In past years, students have had the luxury of receiving this software for free. However, this year students have to pay $84 for a subscription to be able to download the software onto their personal computers. This change has, of course, been met with anger and frustration from some students.
The current cost of purchasing Creative Cloud through UConn is still considerably less than what students would be paying if they purchased the program directly from Adobe.
According to Vice President and Chief Information Officer at University Information Technology Services Michael Mundrane, “The four-year cost based on the program we have implemented is 40 percent less than their cost would be if they purchased the software themselves at discounted Adobe academic pricing.”
The price is also considerably less if students only purchase a semester or yearlong subscription. While having to pay for the software is still an unwelcome change, it should be a bit of a consolation for students to know that they are still receiving some type of deal through the university.
That being said, this change is still difficult for some students that were not prepared to pay for the extra cost while attending an already expensive university. With programs like the Microsoft Office suite being offered for free through UConn, some wonder why the Adobe software is no longer being offered the same way.
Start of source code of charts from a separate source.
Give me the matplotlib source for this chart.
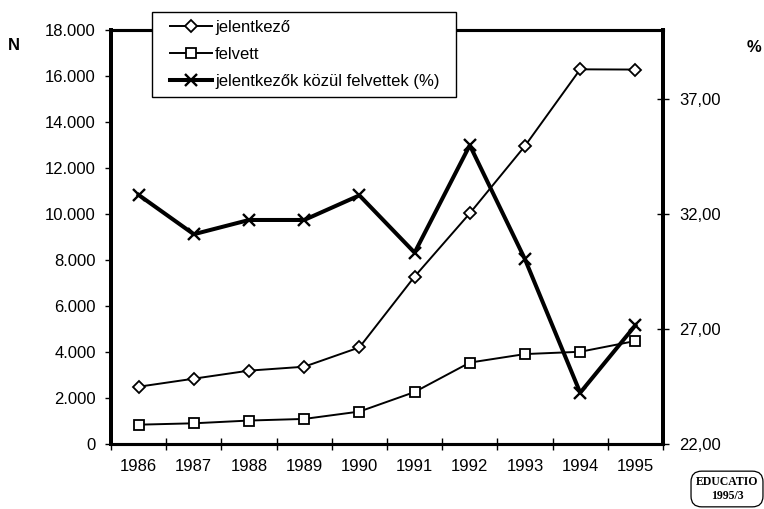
import matplotlib
matplotlib.use("Agg")
import matplotlib.pyplot as plt
from matplotlib.patches import Rectangle
from matplotlib.ticker import FuncFormatter

plt.rcParams["font.family"] = ["Liberation Sans", "DejaVu Sans"]
plt.rcParams["font.size"] = 12

# adatok (az ábráról leolvasva)
evek = ["1986", "1987", "1988", "1989", "1990", "1991", "1992", "1993", "1994", "1995"]
jelentkezo = [2490, 2840, 3190, 3360, 4200, 7280, 10030, 12960, 16290, 16280]
felvett = [840, 900, 1020, 1090, 1410, 2260, 3540, 3910, 4010, 4480]
arany = [32.83, 31.12, 31.74, 31.74, 32.81, 30.32, 34.99, 30.03, 24.23, 27.16]

x = list(range(1, len(evek) + 1))

W, H = 764, 509
fig = plt.figure(figsize=(W / 100, H / 100), dpi=100, facecolor="white")
ax = fig.add_axes([111 / W, 65 / H, 552 / W, 414 / H])
ax2 = ax.twinx()

l1, = ax.plot(x, jelentkezo, color="black", lw=1.4, marker="D", ms=6,
              mfc="white", mec="black", mew=1.3, label="jelentkező")
l2, = ax.plot(x, felvett, color="black", lw=1.4, marker="s", ms=7.6,
              mfc="white", mec="black", mew=1.3, label="felvett")
l3, = ax2.plot(x, arany, color="black", lw=2.9, marker="x", ms=9,
               mew=1.7, label="jelentkezők közül felvettek (%)")

ax.set_xlim(0.5, len(evek) + 0.5)
ax.set_ylim(0, 18000)
ax2.set_ylim(22, 40)

ax.set_yticks(range(0, 18001, 2000))
ax.yaxis.set_major_formatter(FuncFormatter(lambda v, p: f"{v:,.0f}".replace(",", ".")))
ax2.set_yticks([22, 27, 32, 37])
ax2.yaxis.set_major_formatter(FuncFormatter(lambda v, p: f"{v:.2f}".replace(".", ",")))

# évszámok a kategóriák közepén, osztásjelek a határokon
ax.set_xticks(x, evek)
ax.tick_params(axis="x", which="major", length=0, pad=11, labelsize=12)
ax.set_xticks([i + 0.5 for i in range(0, len(evek) + 1)], minor=True)
ax.tick_params(axis="x", which="minor", direction="inout", length=8, width=1)
ax.tick_params(axis="y", direction="out", length=4, width=1, pad=7, labelsize=12)
ax2.tick_params(axis="y", direction="inout", length=9, width=1, pad=7, labelsize=12)

for a in (ax, ax2):
    a.spines["left"].set_linewidth(2.8)
    a.spines["right"].set_linewidth(2.8)
    a.spines["top"].set_linewidth(2.2)
    a.spines["bottom"].set_linewidth(2.2)

# jelmagyarázat keretje külön téglalap, hogy pontosan illeszkedjen
keret = Rectangle((152 / W, 1 - 97 / H), 304 / W, 85 / H, transform=fig.transFigure,
                  facecolor="white", edgecolor="black", lw=1.0, zorder=4, clip_on=False)
ax2.add_artist(keret)
leg = ax2.legend(handles=[l1, l2, l3], loc="upper left",
                 bbox_to_anchor=(170 / W, 1 - 20 / H), bbox_transform=fig.transFigure,
                 borderaxespad=0, borderpad=0, frameon=False,
                 handlelength=2.5, handletextpad=0.2, labelspacing=0.72, fontsize=12)
leg.set_zorder(5)

fig.text(14 / W, 1 - 46 / H, "N", ha="center", va="center", fontsize=12, fontweight="bold")
fig.text(754 / W, 1 - 47 / H, "%", ha="center", va="center", fontsize=12, fontweight="bold")

fig.text(727 / W, 1 - 489 / H, "EDUCATIO\n1995/3", ha="center", va="center",
         fontsize=8.5, fontweight="bold", family=["Liberation Serif", "DejaVu Serif"],
         linespacing=1.25,
         bbox=dict(boxstyle="round,pad=0.4,rounding_size=0.9", fc="white", ec="black", lw=0.9))

fig.savefig("out.png", dpi=100, facecolor="white")
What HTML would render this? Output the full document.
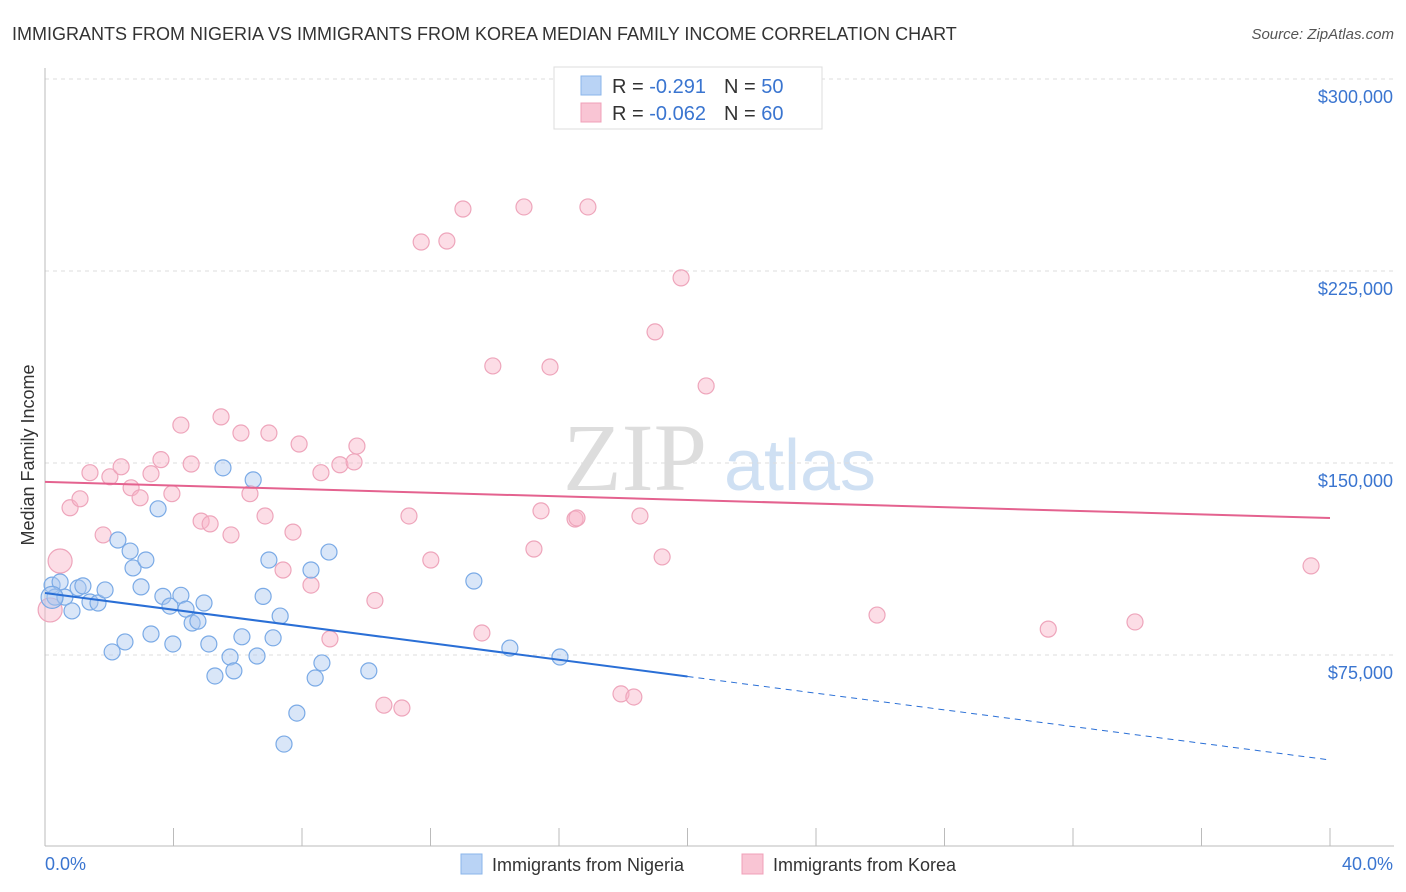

Those who do not want or cannot afford to pay for this extra product are being told to use different software that may be cheaper and lower quality. This is not fair to students who want to be given the same opportunities to perform as well as their peers. This new cost is effectively penalizing students who are unable or unwilling to pay, which makes it unfair.
College is already expensive enough, and with the added cost of Adobe Creative Cloud some students have had enough. By suddenly adding a price to these programs, students who use this software daily are being asked to pay for another necessity that could have been provided for them by the university like it has been in the past.
While a discounted rate is nice, this ploy for the university to make more money has not gone unnoticed and will continue to be a point of issue for many students.